Prize Donor: Göttweig Abbey, represented by Bernhard Rameder (Curator of the Collections of Göttweig Abbey) and Father Benno Maier
Laudatory Speech: Elisabeth Dutz (Chief Curator of the Graphic Collections, ALBERTINA)
About the Work
Oswald Auer was born in South Tyrol and lives and works in Vienna. His work Pale Blue Dot fascinates through the rare technique of mezzotint etching combined with a profound conceptual approach. With meticulous craftsmanship, he reinterprets the iconic photograph of the Earth seen from afar and invites reflection on the visible and the invisible.
Jury Statement
Oswald Auer was born in South Tyrol and lives and works in Vienna. His work Pale Blue Dot captivates through its exceptional technique and conceptual depth. The mezzotint etching used is a highly labor-intensive intaglio technique developed in Germany in the 17th century. The surface of a metal plate—usually copper—is roughened to create tonal values using a rocker with small teeth that move in opposing directions, forming a grid of tiny points on the surface. The process begins with a uniformly roughened plate, which would print a deep black. White areas are created by polishing and scraping. The black is reduced in areas that gradually absorb less ink, while ink remains on the surface during wiping and is then absorbed by the damp paper in the printing process. As suggested by the Italian term mezzotinto, half-tone gradations are produced in this way. Preparing larger printing plates by hand takes several weeks, which is why the technique is now rarely used. Its distinctive light–dark effect and the tactile quality reminiscent of oil paint, however, remain unsurpassed.

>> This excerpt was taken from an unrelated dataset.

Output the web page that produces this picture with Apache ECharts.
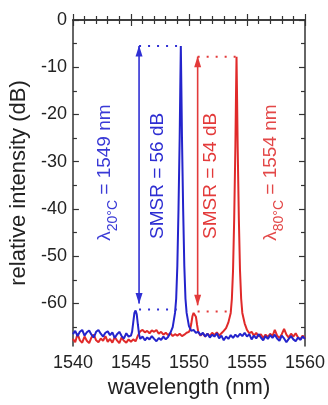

In Pale Blue Dot, Oswald Auer refers to the award-winning photograph of the Earth taken on February 14, 1990, at the suggestion of astronomer Carl Sagan, by the Voyager 1 space probe from a distance of approximately 6 billion kilometers. The image is actually a composite of three photographs taken with different color filters—blue, green, and violet. In it, our planet occupies only a fraction of a single pixel, which led Carl Sagan to coin the term Pale Blue Dot. We see our world suspended as a tiny point in near darkness. Oswald Auer chose to respond to today’s cutting-edge technology behind this image with an old, handcrafted technique: mezzotint etching. He created three plates, each inked in the colors of the original lens filters.
The artist seeks to demonstrate that upon closer observation, one can perceive far more than what is immediately visible—that reality consists of both the seen and the unseen, and that every perspective is accompanied by an additional perception within a shifted, mediated space, based on the idea of viewing our world from the outside and from a distance. Ultimately, it is up to us to change our perspective and to look beyond the horizon.